教科書が教えない歴史
藤岡信勝/自由主義史観研究会 
産経新聞社
 

 極東に領土紛争残したルーズベルト

 日本がポツダム宣言を受け入れた直後の1945(昭和20年)8月、ソ連は北海道の東にある千島列島を占領してしまいました。これは、アメリカなどの連合国が「戦争に勝っても領土を拡大しない」と声明したことに違反します。ところがアメリカはソ連の千島占領をだまって認めてしまいました。
 実は、2月のヤルタ会談でアメリカのルーズベルト大統領とソ連のスターリン首相との間にこんなやりとりがあったのです。
 ルーズベルトは言いました。「日本を打倒するために、ソ連にもぜひ対日戦争に参加していただきたい」。スターリンがたずねます。「見返りにどんな条件をご用意いただけますか。ソ連の国民は何のために戦うのか知る必要があります」。大統領は答えました。「あなたの国が太平洋への出口を必要としていることはよくわかっています」
 こうして、米ソ二人の首脳の間で、ソ連にとって太平洋の出口となる千島列島を日本から奪う秘密の約束ができあがりました。ルーズベルトの部下は千島列島が日本の昔からの領土であると忠告しましたが、大統領は耳をかしませんでした。
 ところで、ルーズベルトはソ連と中国との間でも国境地帯で領土問題がおきるように仕かけました。中ソ両国はその後その領土をめぐって戦争をします。
 さらに驚くべきことに、ルーズベルトは1943年11月、エジプトのカイロで行われた会議で、中国の蒋介石に「沖縄をほしくありませんか」と持ちかけていました。蒋介石は「沖縄はすでに長い間、日本の領土です」といって大統領の提案を辞退しました。
 つまり、ルーズベルトは。第二次世界大戦を終えるにあたって、ソ連、中国、日本の3つの国の間に、領土をめぐる紛争が起きるように仕向けたのです。高邁な理想を説いていたルーズベルトは本当はなんと悪辣な政治家だったことか、と憤慨する人も多いでしょう。
 でも、ルーズベルトは次のように考えたに違いありません(五百旗頭真『日米戦争と戦後日本』大阪書籍より)。

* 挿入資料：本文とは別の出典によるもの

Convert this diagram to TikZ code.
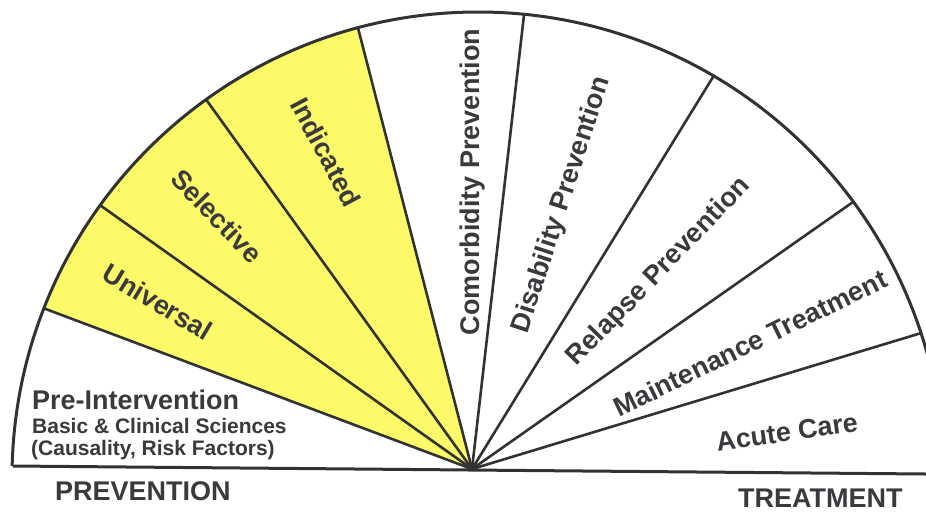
\documentclass[tikz,border=0pt]{standalone}
\usepackage{fontspec}
\setmainfont{Liberation Sans}
\usetikzlibrary{calc}
\definecolor{ink}{RGB}{50,50,50}
\definecolor{txt}{RGB}{58,58,62}
\definecolor{yel}{RGB}{252,250,105}
\begin{document}
\begin{tikzpicture}[x=1pt,y=-1pt,
  lab/.style={font=\fontsize{27}{27}\selectfont\bfseries, text=txt, inner sep=0pt},
  sublab/.style={font=\fontsize{21}{21}\selectfont\bfseries, text=txt, inner sep=0pt, anchor=base west},
  spoke/.style={draw=ink, line width=2.6pt},
  rim/.style={draw=ink, line width=3pt}]
\useasboundingbox (0,0) rectangle (926,512);
\clip (0,0) rectangle (926,512);
\coordinate (H) at (472,469);
\coordinate (C) at (478,478);
\coordinate (B1) at (13,466);
\coordinate (B2) at (926,474);
\coordinate (P1) at (43,308);
\coordinate (P2) at (97,203);
\coordinate (P3) at (205,98);
\coordinate (P4) at (358,28);
\coordinate (P5) at (524,15);
\coordinate (P6) at (713,77);
\coordinate (P7) at (853,202);
\coordinate (P8) at (918,334);
% white background
\fill[white] (0,0) rectangle (926,512);
% yellow sectors and spokes
\begin{scope}
  \clip (C) circle[radius=466pt];
  \fill[yel] (H) -- ($(H)!1.4!(P1)$) -- ($(H)!1.4!(P2)$) -- ($(H)!1.4!(P3)$) -- ($(H)!1.4!(P4)$) -- cycle;
  \foreach \p in {P1,P2,P3,P4,P5,P6,P7,P8}
    \draw[spoke] (H) -- ($(H)!1.2!(\p)$);
\end{scope}
% rim above the baseline
\begin{scope}
  \clip (-5,-20) -- (931,-20) -- (931,474.04) -- (-5,465.84) -- cycle;
  \draw[rim] (C) circle[radius=466pt];
\end{scope}
\draw[rim] (B1) -- (B2);
% sector labels
\node[lab, rotate=-31] (univ) at (158,302) {Universal};
\node[lab, rotate=-46] (sel) at (217,216) {Selective};
\node[lab, rotate=-62] (ind) at (326,152) {Indicated};
\node[lab, rotate=90] (com) at (473,182) {Comorbidity Prevention};
\node[lab, rotate=72] (dis) at (562,205) {Disability Prevention};
\node[lab, rotate=46] (rel) at (659,272) {Relapse Prevention};
\node[lab, rotate=26] (mai) at (750,343) {Maintenance Treatment};
\node[lab, rotate=8] (acu) at (787,432) {Acute Care};
\node[lab, anchor=base west] (pre) at (32,409) {Pre-Intervention};
\node[sublab] (bas) at (32,433) {Basic \& Clinical Sciences};
\node[sublab] (cau) at (31,455) {(Causality, Risk Factors)};
\node[lab, anchor=base west] (prev) at (55,500) {PREVENTION};
\node[lab, anchor=base west] (treat) at (738,507) {TREATMENT};
\end{tikzpicture}
\end{document}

 「戦争が終わり平和になっても、いずれ国同士の対立が生まれる。将来、極東の三大国が団結してアメリカをこの地域から閉め出すかもしれない。それを防ぐために二国の間に戦争のタネをまいておいた方がよい」
 ルーズベルトはアメリカの大統領です。自国民の生存と利益を守る政治家としてアメリカ国民にとってルーズベルトはすぐれた指導者だったという見方もできるのです。
 このように、一つの国、一人の政治家を簡単に「悪」と決めつける前に、いろいろな視点から歴史をながめてみてはどうでしょう。